Gustavo González Castro was born in the Mexican city of Tuxpan, Veracruz on 1 July 1973. He joined the Mexican Air Force, a service branch of the Mexican Army, on 22 March 1990 as an infantry soldier. In 1995, he ascended to the corporal unit, but resigned to enlist in the reserves on 1 August 1999. At some point after leaving the Armed Forces, González Castro joined the criminal organization known as Los Zetas, which was formed by him and other ex-soldiers who were recruited by the Gulf Cartel under the tutelage of the then-leader Osiel Cárdenas Guillén in the late 1990s.

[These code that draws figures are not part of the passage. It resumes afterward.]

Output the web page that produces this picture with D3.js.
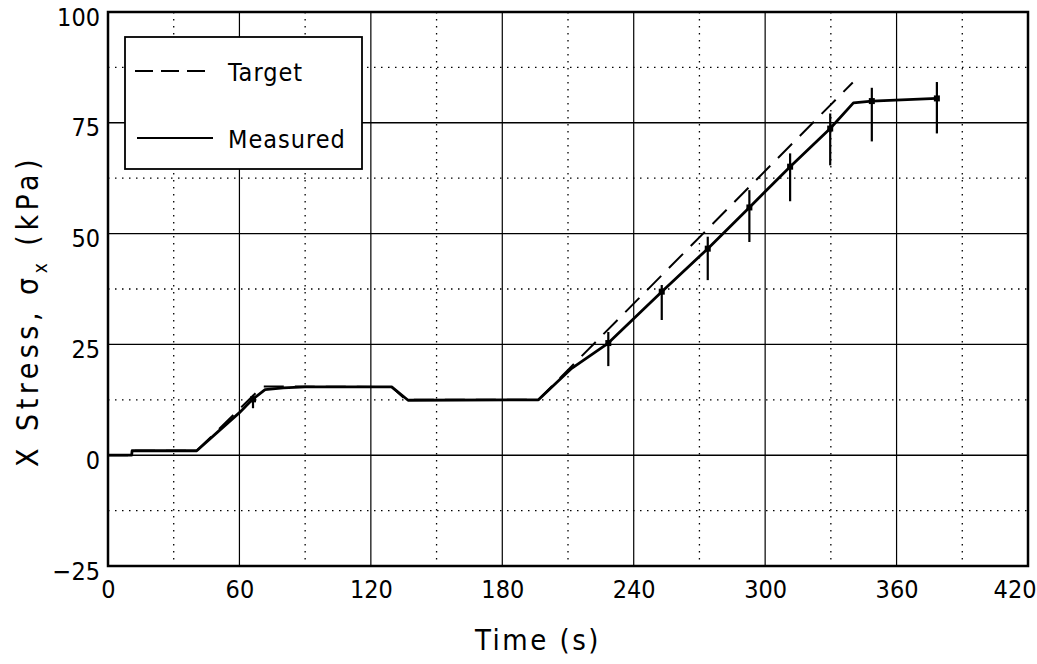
<!DOCTYPE html>
<html>
<head>
<meta charset="utf-8">
<script src="https://cdn.jsdelivr.net/npm/d3@7"></script>
<style>
  body { margin: 0; background: #fff; }
  text { font-family: "DejaVu Sans Condensed", "Liberation Sans Narrow", "DejaVu Sans", sans-serif; fill: #000; }
</style>
</head>
<body>
<div id="chart"></div>
<script>
// measured stress vs time
const measuredT = [0, 10.8, 11, 40.5, 50, 60, 66, 71.7, 80, 90, 129.5, 137, 196.5, 211.7, 228.4, 252.8, 273.8, 292.8, 311.4, 329.7, 340.3, 348.7, 378.4];
const measuredV = [0, 0, 1, 1, 5.2, 9.6, 12.6, 14.8, 15.2, 15.4, 15.4, 12.4, 12.5, 19.6, 25.3, 36.9, 46.6, 55.9, 65.1, 73.7, 79.5, 79.9, 80.5];

// target stress vs time
const targetT = [0, 10.8, 11, 40.5, 70.5, 129.5, 136, 196.5, 340];
const targetV = [0, 0, 1, 1, 15.5, 15.4, 12.5, 12.5, 84.1];

// vertical bars on the measured curve
const barT  = [66.2, 228.4, 252.8, 273.8, 292.8, 311.4, 329.7, 348.7, 378.4];
const barV  = [12.6, 25.3, 36.9, 46.6, 55.9, 65.1, 73.7, 79.9, 80.5];
const barLo = [10.6, 20.1, 30.5, 39.5, 48.1, 57.3, 65.4, 70.8, 72.6];
const barHi = [13.6, 27.8, 38.4, 49.3, 59.8, 68.1, 77.1, 82.9, 84.2];

const xTicks = [0, 60, 120, 180, 240, 300, 360, 420];
const yTicks = [-25, 0, 25, 50, 75, 100];
const xMinor = [30, 90, 150, 210, 270, 330, 390];
const yMinor = [-12.5, 12.5, 37.5, 62.5, 87.5];

const margin = { top: 12, right: 9, bottom: 98, left: 108 };
const W = 1037, H = 664;
const width = W - margin.left - margin.right;   // 920
const height = H - margin.top - margin.bottom;  // 554

const svg = d3.select("#chart").append("svg")
  .attr("width", W)
  .attr("height", H);

const g = svg.append("g")
  .attr("transform", `translate(${margin.left},${margin.top})`);

const x = d3.scaleLinear().domain([0, 420]).range([0, width]);
const y = d3.scaleLinear().domain([-25, 100]).range([height, 0]);

// dotted minor grid
g.selectAll(".vminor").data(xMinor).enter().append("line")
  .attr("x1", d => x(d)).attr("x2", d => x(d))
  .attr("y1", 0).attr("y2", height)
  .attr("stroke", "#000").attr("stroke-width", 1.3)
  .attr("stroke-dasharray", "1.5,5.5");
g.selectAll(".hminor").data(yMinor).enter().append("line")
  .attr("x1", 0).attr("x2", width)
  .attr("y1", d => y(d)).attr("y2", d => y(d))
  .attr("stroke", "#000").attr("stroke-width", 1.3)
  .attr("stroke-dasharray", "1.5,5.5");

// solid major grid
g.selectAll(".vmajor").data(xTicks).enter().append("line")
  .attr("x1", d => x(d)).attr("x2", d => x(d))
  .attr("y1", 0).attr("y2", height)
  .attr("stroke", "#000").attr("stroke-width", 1.2);
g.selectAll(".hmajor").data(yTicks).enter().append("line")
  .attr("x1", 0).attr("x2", width)
  .attr("y1", d => y(d)).attr("y2", d => y(d))
  .attr("stroke", "#000").attr("stroke-width", 1.4);

// frame
g.append("rect")
  .attr("width", width).attr("height", height)
  .attr("fill", "none").attr("stroke", "#000").attr("stroke-width", 2.5);

// tick labels
const xAxis = g.append("g")
  .attr("transform", `translate(0,${height})`)
  .call(d3.axisBottom(x).tickValues(xTicks).tickSize(0).tickPadding(0));
xAxis.select(".domain").remove();
xAxis.selectAll("text")
  .attr("y", 32)
  .attr("dy", 0)
  .style("font-size", "25px")
  .style("font-family", null)
  .filter(d => d === 420)
  .attr("text-anchor", "end")
  .attr("x", 8);

const yAxis = g.append("g")
  .call(d3.axisLeft(y).tickValues(yTicks).tickSize(0).tickPadding(8).tickFormat(d => d < 0 ? "\u2212" + Math.abs(d) : d));
yAxis.select(".domain").remove();
yAxis.selectAll("text")
  .attr("dy", "0.6em")
  .attr("y", -2)
  .style("font-size", "25px")
  .style("font-family", null);

// curves
const line = d3.line().x(d => x(d[0])).y(d => y(d[1]));
const measured = measuredT.map((t, i) => [t, measuredV[i]]);
const target = targetT.map((t, i) => [t, targetV[i]]);

g.append("path").datum(measured)
  .attr("d", line)
  .attr("fill", "none").attr("stroke", "#000").attr("stroke-width", 2.8)
  .attr("stroke-linejoin", "round");

g.append("path").datum(target)
  .attr("d", line)
  .attr("fill", "none").attr("stroke", "#000").attr("stroke-width", 2)
  .attr("stroke-dasharray", "20,11");

// vertical bars with a mark at the measured value
g.selectAll(".bar").data(barT).enter().append("line")
  .attr("x1", d => x(d)).attr("x2", d => x(d))
  .attr("y1", (d, i) => y(barLo[i])).attr("y2", (d, i) => y(barHi[i]))
  .attr("stroke", "#000").attr("stroke-width", 2.2);
g.selectAll(".mark").data(barT).enter().append("rect")
  .attr("x", d => x(d) - 3).attr("y", (d, i) => y(barV[i]) - 3)
  .attr("width", 6).attr("height", 6).attr("fill", "#000");

// legend
const legend = svg.append("g").attr("transform", "translate(125,37)");
legend.append("rect")
  .attr("width", 237).attr("height", 132)
  .attr("fill", "#fff").attr("stroke", "#000").attr("stroke-width", 1.8);
legend.append("line")
  .attr("x1", 10).attr("x2", 88).attr("y1", 34).attr("y2", 34)
  .attr("stroke", "#000").attr("stroke-width", 2)
  .attr("stroke-dasharray", "18,8");
legend.append("line")
  .attr("x1", 12).attr("x2", 88).attr("y1", 101).attr("y2", 101)
  .attr("stroke", "#000").attr("stroke-width", 2);
legend.append("text").attr("x", 103).attr("y", 44).style("font-size", "25px").style("letter-spacing", "1px").text("Target");
legend.append("text").attr("x", 103).attr("y", 111).style("font-size", "25px").style("letter-spacing", "1px").text("Measured");

// axis titles
svg.append("text")
  .attr("x", 538).attr("y", 650)
  .attr("text-anchor", "middle")
  .style("font-size", "29px")
  .style("letter-spacing", "2.5px")
  .text("Time (s)");

const yl = svg.append("text")
  .attr("transform", "translate(38,311) rotate(-90)")
  .attr("text-anchor", "middle")
  .style("font-size", "30px")
  .style("letter-spacing", "4.5px");
yl.append("tspan").text("X Stress, \u03c3");
yl.append("tspan").attr("dy", 9).style("font-size", "19px").text("x");
yl.append("tspan").attr("dy", -9).text(" (kPa)");
</script>
</body>
</html>
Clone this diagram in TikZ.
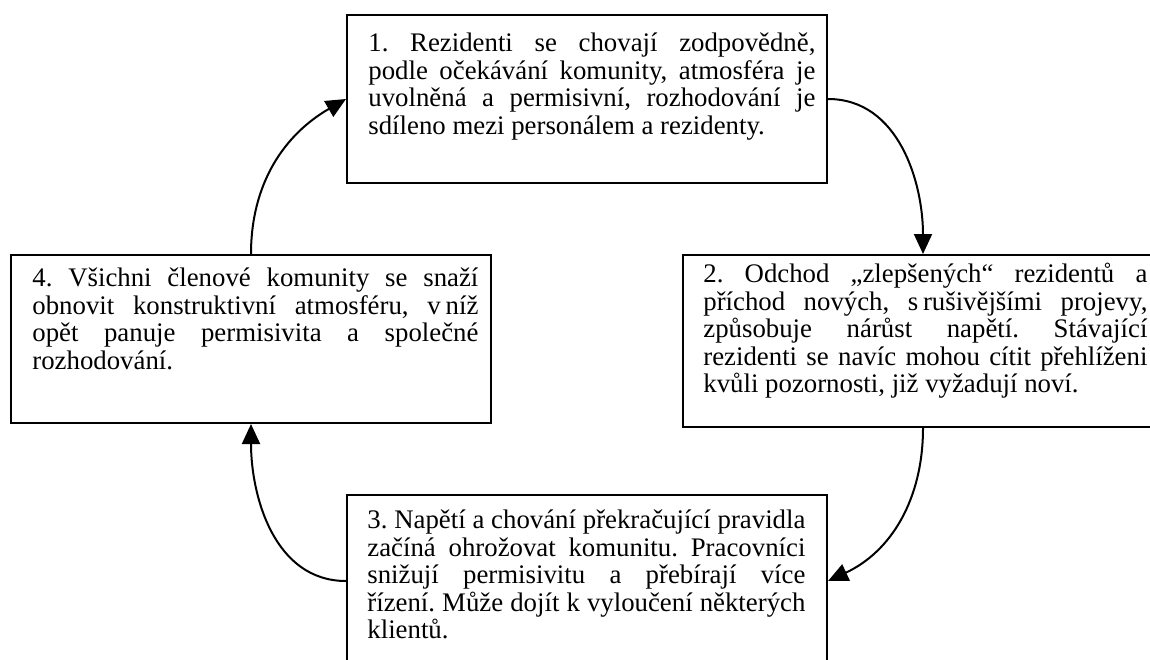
\documentclass[tikz,border=0pt]{standalone}
\usepackage{fontspec}
\setmainfont{Liberation Serif}
\usetikzlibrary{arrows.meta}
\newcommand\jl[2]{\makebox[#1][s]{#2}}
\hbadness=10000
\frenchspacing
\begin{document}
\begin{tikzpicture}[x=0.5pt,y=0.5pt,
  boxnode/.style={draw=black,line width=1pt,fill=white,rectangle,inner sep=0pt,minimum width=240pt},
  txt/.style={align=left,inner sep=0pt,anchor=north west,font=\fontsize{13.4pt}{13.8pt}\selectfont\frenchspacing},
  conn/.style={line width=1pt,-{Triangle[length=10pt,width=9pt]}}]
\useasboundingbox (0,0) rectangle (1150,-659);
\clip (0,0) rectangle (1150,-659);
\fill[white] (0,0) rectangle (1150,-659);
\node[boxnode,minimum height=84pt] (b1) at (587,-99) {};
\node[boxnode,minimum height=86pt] (b2) at (923,-341) {};
\node[boxnode,minimum height=86pt] (b3) at (587,-581) {};
\node[boxnode,minimum height=84pt] (b4) at (251,-339) {};
\node[txt] (t1) at (368,-23) {\rule{0pt}{14pt}\jl{223.5pt}{1. Rezidenti se chovají zodpovědně,}\\
\jl{223.5pt}{podle očekávání komunity, atmosféra je}\\
\jl{223.5pt}{uvolněná a permisivní, rozhodování je}\\
sdíleno mezi personálem a rezidenty.};
\node[txt] (t2) at (703,-254) {\rule{0pt}{14pt}\jl{222pt}{2. Odchod „zlepšených“ rezidentů a}\\
\jl{222pt}{příchod nových, s\kern0.18em rušivějšími projevy,}\\
\jl{222pt}{způsobuje nárůst napětí. Stávající}\\
\jl{222pt}{rezidenti se navíc mohou cítit přehlíženi}\\
kvůli pozornosti, již vyžadují noví.};
\node[txt] (t3) at (367,-500) {\rule{0pt}{14pt}\jl{219pt}{3. Napětí a chování překračující pravidla}\\
\jl{219pt}{začíná ohrožovat komunitu. Pracovníci}\\
\jl{219pt}{snižují permisivitu a přebírají více}\\
\jl{219pt}{řízení. Může dojít k vyloučení některých}\\
klientů.};
\node[txt] (t4) at (32,-258) {\rule{0pt}{14pt}\jl{223pt}{4. Všichni členové komunity se snaží}\\
\jl{223pt}{obnovit konstruktivní atmosféru, v\kern0.18em níž}\\
\jl{223pt}{opět panuje permisivita a společné}\\
rozhodování.};
\draw[conn] (b1.east) to[out=0,in=90] (b2.north);
\draw[conn] (b2.south) to[out=-90,in=25] (b3.east);
\draw[conn] (b3.west) to[out=180,in=-90] (b4.south);
\draw[conn] (b4.north) to[out=90,in=210] (b1.west);
\end{tikzpicture}
\end{document}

In the early 2000s, Carlos Rosales Mendoza, the leader of La Familia drug cartel and close associate of Cárdenas Guillén, was combating the Milenio Cartel for the control of the drug trafficking territories in the state of Michoacán. In an attempt to put down the Milenio organization, Rosales Mendoza contacted the Gulf Cartel and asked them to send several gunmen of Los Zetas to help in the fight. Cárdenas Guillén agreed by sending Efraín Teodoro Torres and González Castro, two of its best hitmen. On 4 January 2004, the Gulf Cartel dispatched several members of Los Zetas, including González Castro, to perpetrate a massive jail break in a municipal prison in Apatzingán, a city just 200 miles from the nation's capital. Armed with AK-47s and AR-15s and dressed in military uniform, the Zeta gunmen tied up the prison guards and liberated at least 25 inmates, including five high-ranking members of the Gulf Cartel. The Mexican authorities believe that the imprisoned Cárdenas Guillén had possibly ordered this raid in an attempt to predict the likelihood of his escape from La Palma prison.